Another object of the present invention is to provide a spreadsheet risk reconnaissance network which collects and provides multiple levels of information related to spreadsheet risk—the risk inherent in the programming logic of the spreadsheet, the business attributes associated with each operational spreadsheet, and risk management in terms of inspections of key spreadsheets.
Another object of the present invention is to provide a spreadsheet risk reconnaissance (i.e. exploratory surveying) network comprising a plurality of spreadsheet file servers for a plurality of user organizations communicating with a central risk reconnaissance data center, capable of automatically detecting risk conditions in spreadsheet documents within an organization using principles of objective-relative risk analysis.
Another object of the present invention is to provide a spreadsheet risk reconnaissance network which provides an improved method of managing the risk inherent in spreadsheet usage, not only at each dimension defined in the standard COSO cube.
Another object of the present invention is to provide a spreadsheet risk reconnaissance network that addresses each of the strategic, operational, reporting, and compliance aspects an organization.
Another object of the present invention is to provide a spreadsheet risk reconnaissance network that scales seamlessly from the Entity-level to the Division, Business Unit, and Subsidiary levels of an organization.
Another object of the present invention is to provide a spreadsheet risk reconnaissance network that allows the organization to identify and select the spreadsheet related risk events for which they would like to establish policy.
Another object of the present invention is to provide a spreadsheet risk reconnaissance network capable of translating spreadsheet policy into business rules.
Another object of the present invention is to provide a spreadsheet risk reconnaissance network allowing a spreadsheet policy to be created from a comprehensive list of policy components.

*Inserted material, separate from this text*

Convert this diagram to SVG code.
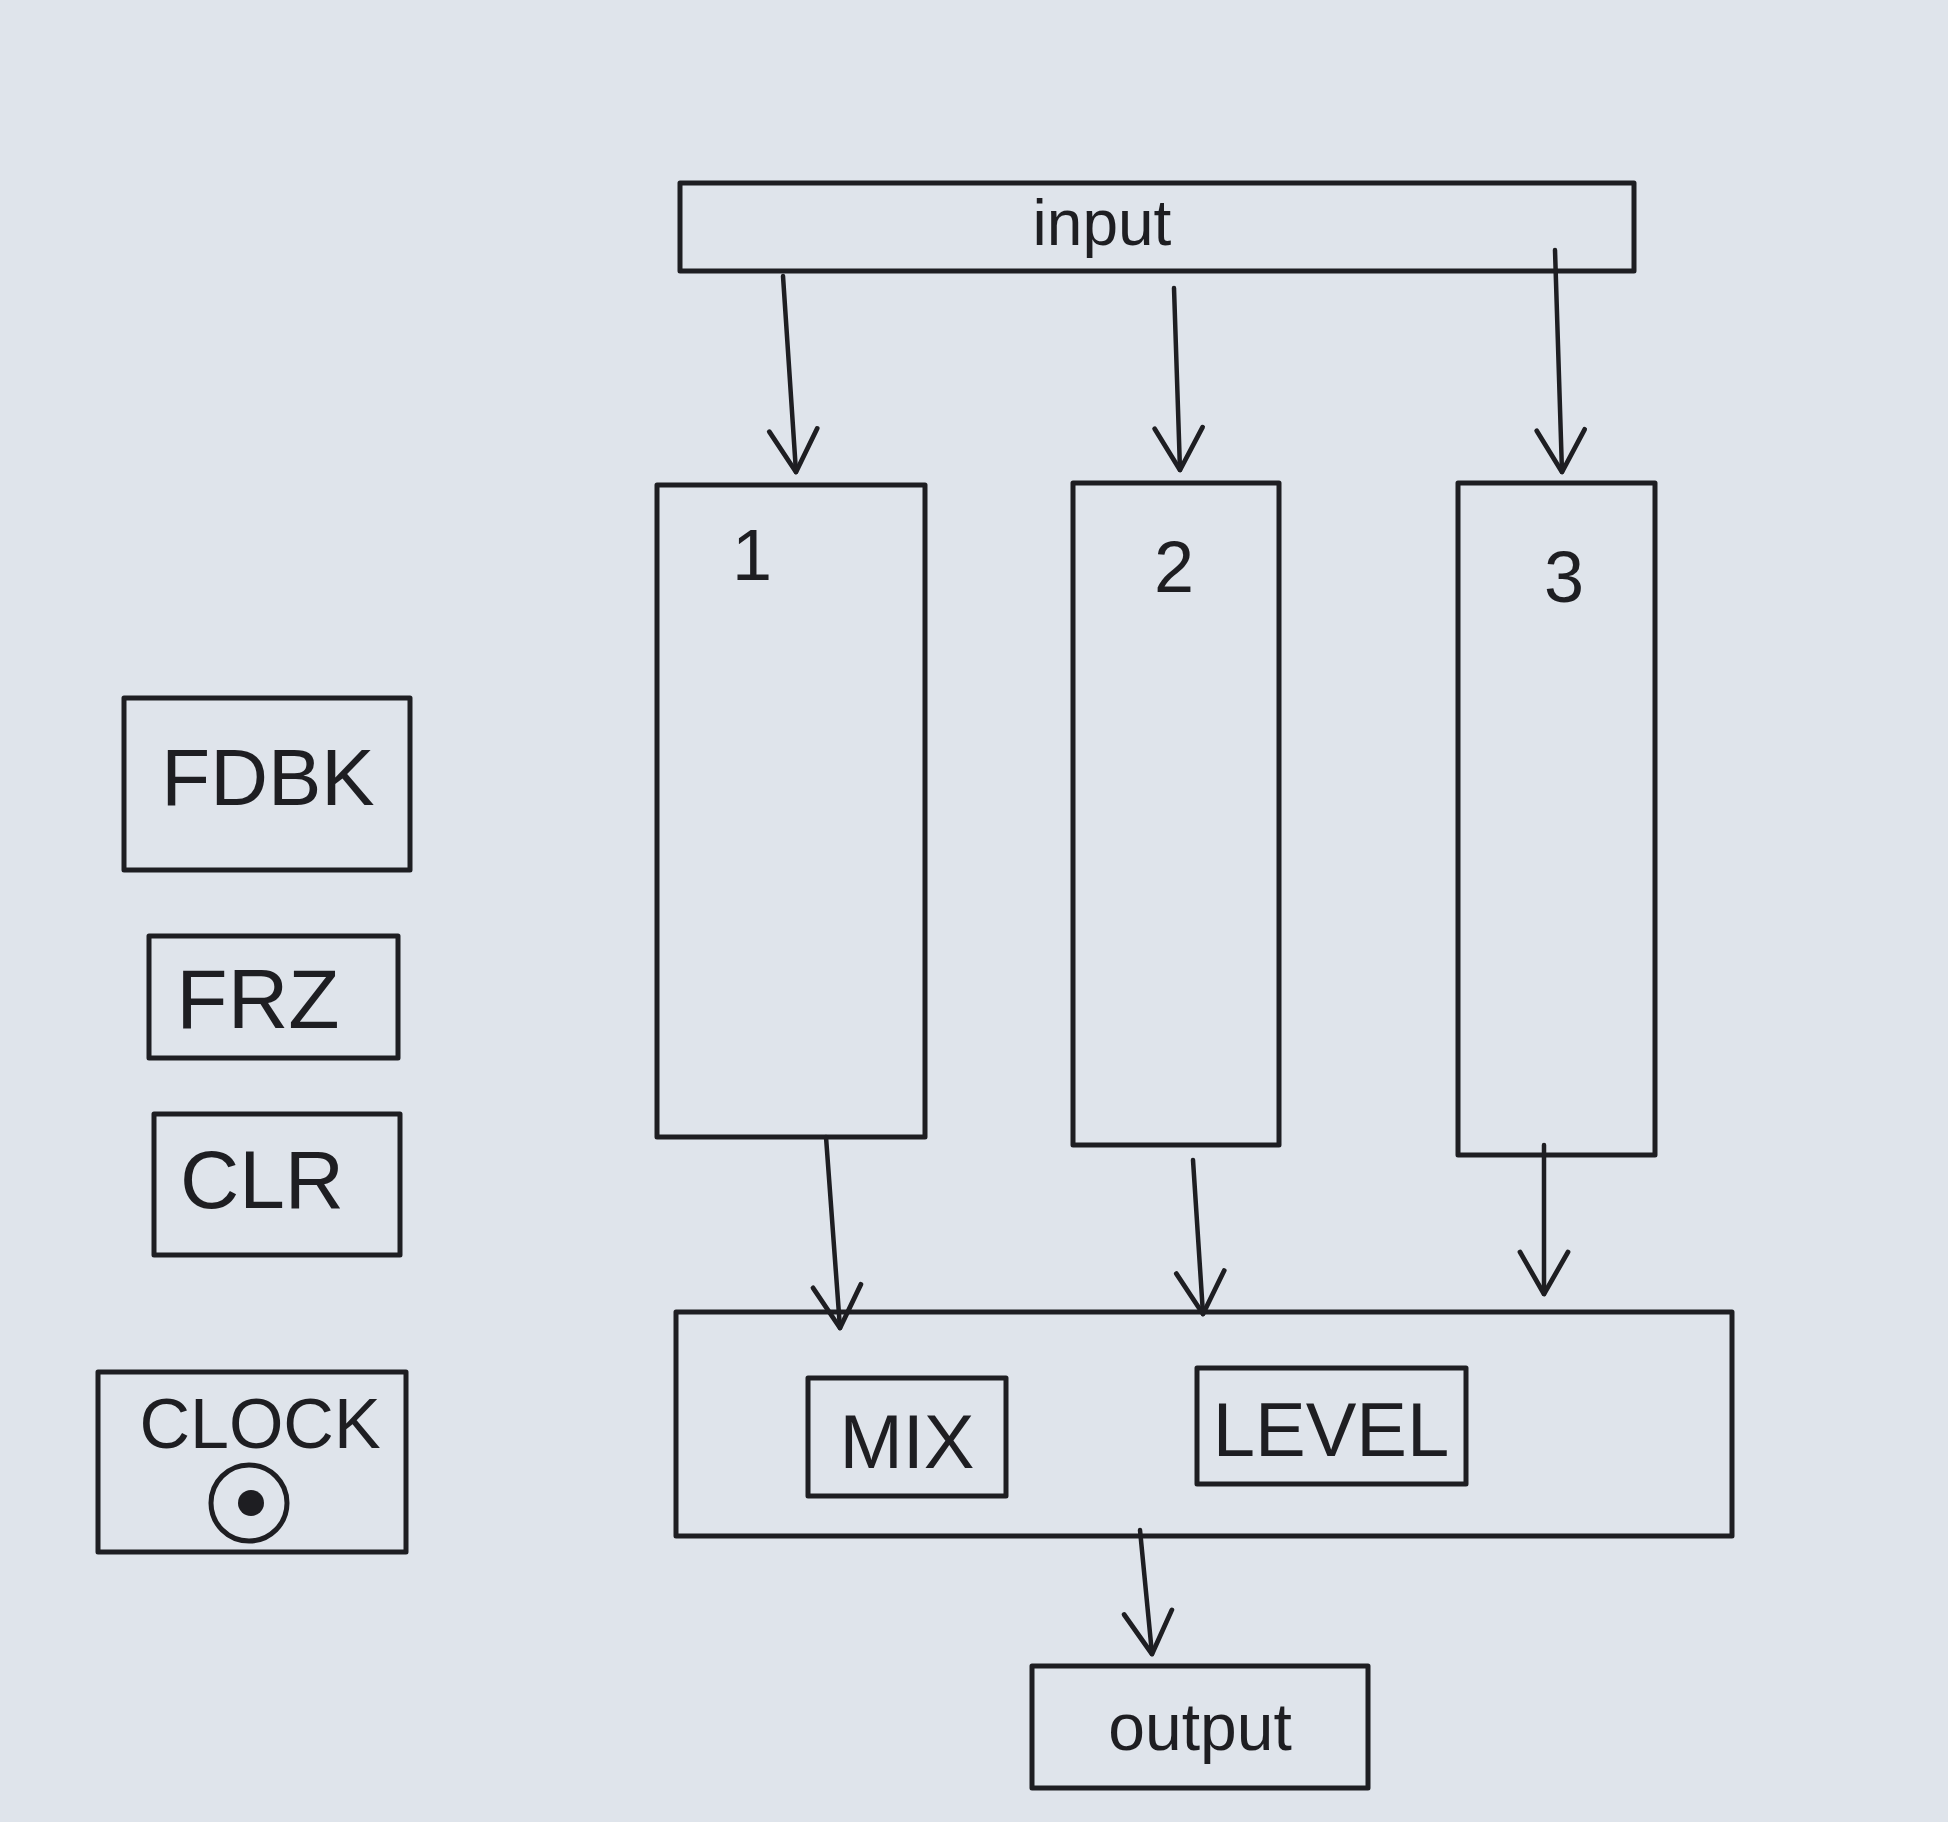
<svg xmlns="http://www.w3.org/2000/svg" width="1948" height="1822" viewBox="0 0 1948 1822">
<defs>
<style>
.box{fill:none;stroke:#1e1e22;stroke-width:5;stroke-linejoin:round}
.ln{fill:none;stroke:#1e1e22;stroke-width:4.5;stroke-linecap:round}
.t{font-family:"Liberation Sans",Arial,sans-serif;fill:#1e1e22;text-anchor:middle}
</style>
<marker id="ah" viewBox="0 0 20 20" refX="18" refY="10" markerWidth="60" markerHeight="60" markerUnits="userSpaceOnUse" orient="auto-start-reverse">
<path d="M4 2 L18 10 L4 18" fill="none" stroke="#1e1e22" stroke-width="1.6" stroke-linecap="round" stroke-linejoin="round"/>
</marker>
</defs>
<rect width="1948" height="1822" fill="#dfe4eb"/>
<g id="input"><rect class="box" x="680" y="183" width="954" height="88"/><text class="t" x="1102" y="245" font-size="64">input</text></g>
<g id="ch1"><rect class="box" x="657" y="485" width="268" height="652"/><text class="t" x="752" y="580" font-size="72">1</text></g>
<g id="ch2"><rect class="box" x="1073" y="483" width="206" height="662"/><text class="t" x="1174" y="592" font-size="72">2</text></g>
<g id="ch3"><rect class="box" x="1458" y="483" width="197" height="672"/><text class="t" x="1564" y="602" font-size="72">3</text></g>
<g id="fdbk"><rect class="box" x="124" y="698" width="286" height="172"/><text class="t" x="268" y="805" font-size="80">FDBK</text></g>
<g id="frz"><rect class="box" x="149" y="936" width="249" height="122"/><text class="t" x="258" y="1028" font-size="84">FRZ</text></g>
<g id="clr"><rect class="box" x="154" y="1114" width="246" height="141"/><text class="t" x="262" y="1208" font-size="82">CLR</text></g>
<g id="clock"><rect class="box" x="98" y="1372" width="308" height="180"/><text class="t" x="260" y="1448" font-size="70">CLOCK</text><circle cx="249" cy="1503" r="38" fill="none" stroke="#1e1e22" stroke-width="5"/><circle cx="251" cy="1503" r="13" fill="#1e1e22"/></g>
<g id="mixer"><rect class="box" x="676" y="1312" width="1056" height="224"/>
<g id="mix"><rect class="box" x="808" y="1378" width="198" height="118"/><text class="t" x="907" y="1468" font-size="76">MIX</text></g>
<g id="level"><rect class="box" x="1197" y="1368" width="269" height="116"/><text class="t" x="1331" y="1456" font-size="76">LEVEL</text></g>
</g>
<g id="output"><rect class="box" x="1032" y="1666" width="336" height="122"/><text class="t" x="1200" y="1750" font-size="66">output</text></g>
<g id="connectors">
<line class="ln" x1="783" y1="276" x2="796" y2="472" marker-end="url(#ah)"/>
<line class="ln" x1="1174" y1="288" x2="1180" y2="470" marker-end="url(#ah)"/>
<line class="ln" x1="1555" y1="250" x2="1562" y2="472" marker-end="url(#ah)"/>
<line class="ln" x1="826" y1="1137" x2="840" y2="1328" marker-end="url(#ah)"/>
<line class="ln" x1="1193" y1="1160" x2="1203" y2="1314" marker-end="url(#ah)"/>
<line class="ln" x1="1544" y1="1145" x2="1544" y2="1294" marker-end="url(#ah)"/>
<line class="ln" x1="1140" y1="1530" x2="1152" y2="1654" marker-end="url(#ah)"/>
</g>
</svg>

Another object of the present invention is to provide a spreadsheet risk reconnaissance network capable of assessing compliance of individual spreadsheets to the organizations spreadsheet policy in an automated manner.
Another object of the present invention is to provide a spreadsheet risk reconnaissance network, wherein the results of manually conducted spreadsheet inspections are integrated with the results of automatically conducted spreadsheet compliance assessments.
Another object of the present invention is to provide such a spreadsheet risk reconnaissance network, wherein created policies are recorded in perpetuity for review by auditors, internally and externally.
Another object of the present invention is to provide a spreadsheet risk reconnaissance network that provides on-going monitoring, evaluation, and early warning as to events that have a high potential for error.
Another object of the present invention is to provide a spreadsheet risk reconnaissance network capable of continuously monitoring file systems for programmatic logic changes in spreadsheets.
Another object of the present invention is to provide a spreadsheet risk reconnaissance network capable of tracking metadata changes within each spreadsheet under management within the network.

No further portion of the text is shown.